Lee Chin & Friends: A Strings Extravaganza / Review

LEE CHIN & FRIENDS
A STRINGS EXTRAVAGANZA
Siow Lee Chin, Violin

Albert Tiu, Piano & Harpsichord
RGS String Ensemble
Lorenzo Muti, Conductor
Esplanade Concert Hall
Monday (27 April 2009)

This review was published in The Straits Times on 29 April 2009.

Singaporean violinist Siow Lee Chin, whose homecoming concert last November sparked frenzied scenes at the Conservatory, played to a far-bigger audience at the Esplanade in an event that also demonstrated how young women have progressed as musicians in Singapore. It is no exaggeration to state that today the most prominent violin names here belong to women.

Siow’s friends in concert included the String Ensemble of Raffles Girls School, her alma mater, and a couple of her students from South Carolina. The sight of an all-girl band with four solo violinists conducted by the Italian conductor Lorenzo Muti is reminiscent of Vivaldi’s Ospedale della Pieta orchestra of orphaned girls in Venice.

Quite appropriately, they gave an invigorating account of Vivaldi’s Concerto in B minor for four violins. Even though one of the young soloists dropped the baton along the way, there was a real sense of camaraderie as Siow gave her an encouraging pat on the back, like any good elder sister would. The concert opened with a larger body of strings in Black American composer George Walker’s elegiac Lyric for Strings, a refreshing alternative to Barber’s Adagio, with a gentle and clearly defined warmth.

Two students, Peruvian Jimena Lovon and Singaporean Lanabel Teo, then fearlessly raced through Sarasate’s virtuosic Navarra for two violins. It was never going to be perfect, but it was full of heart.
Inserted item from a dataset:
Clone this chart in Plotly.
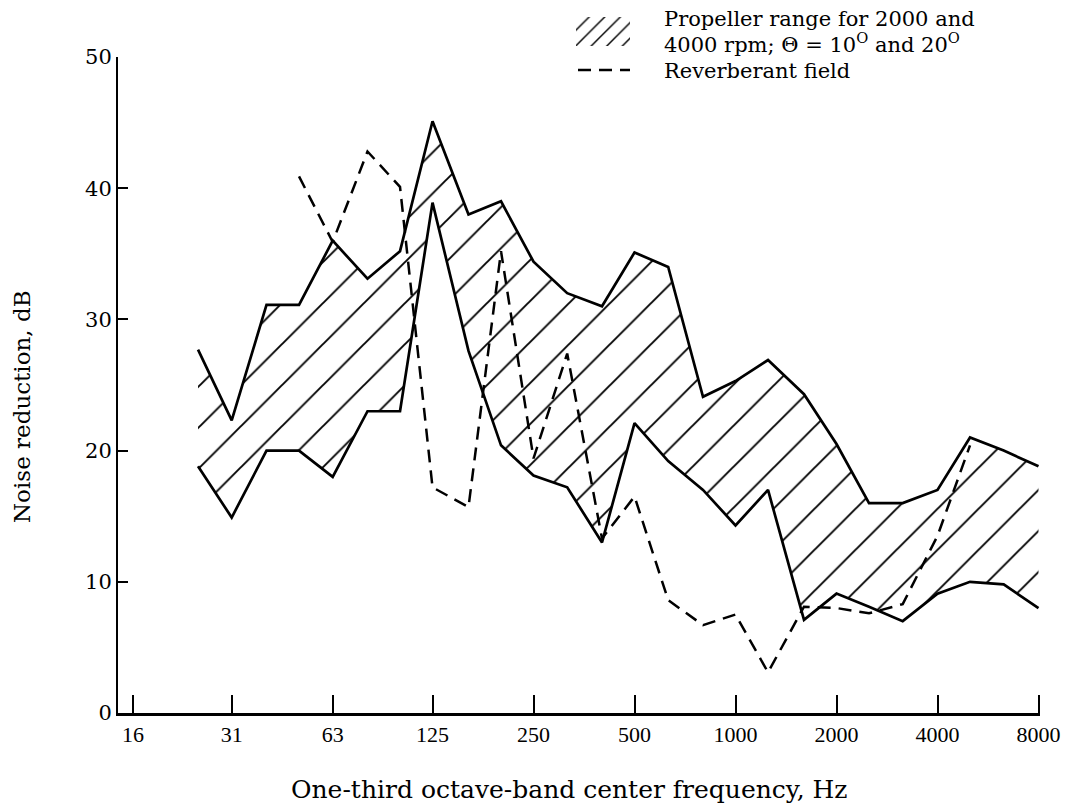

The rest of the evening belonged to Siow and her superb pianist collaborator Albert Tiu. Three movements from William Grant Still’s Suite for violin and piano were ample evidence of her wide-ranging assets – razor-keen reflexes, an acute sense of nuance, rhythmic exuberance and a beautiful singing line. Woman power came to the fore with her signature piece, Amy Beach’s Romance, written for the pre-eminent American lady violinist Maud Powell.

Its lovely cantabile, milked for all its worth, contrasted wildly with the rhapsodic lashings of Ravel’s gypsy-inspired Tzigane. Also dedicated to a woman violinist, the free-spirited Hungarian Jelly d’Aranyi, out came the stops with a no-holds-barred, take-no-prisoners reading. The encores – Li Guo-Quan’s lyrical Fisherman’s Song At Sunset and Wieniawski’s fiery Polonaise – reprised this winning formula. Finery and fireworks, just about perfect.
Footnote: The concert raised $130,000 for the President's Charities.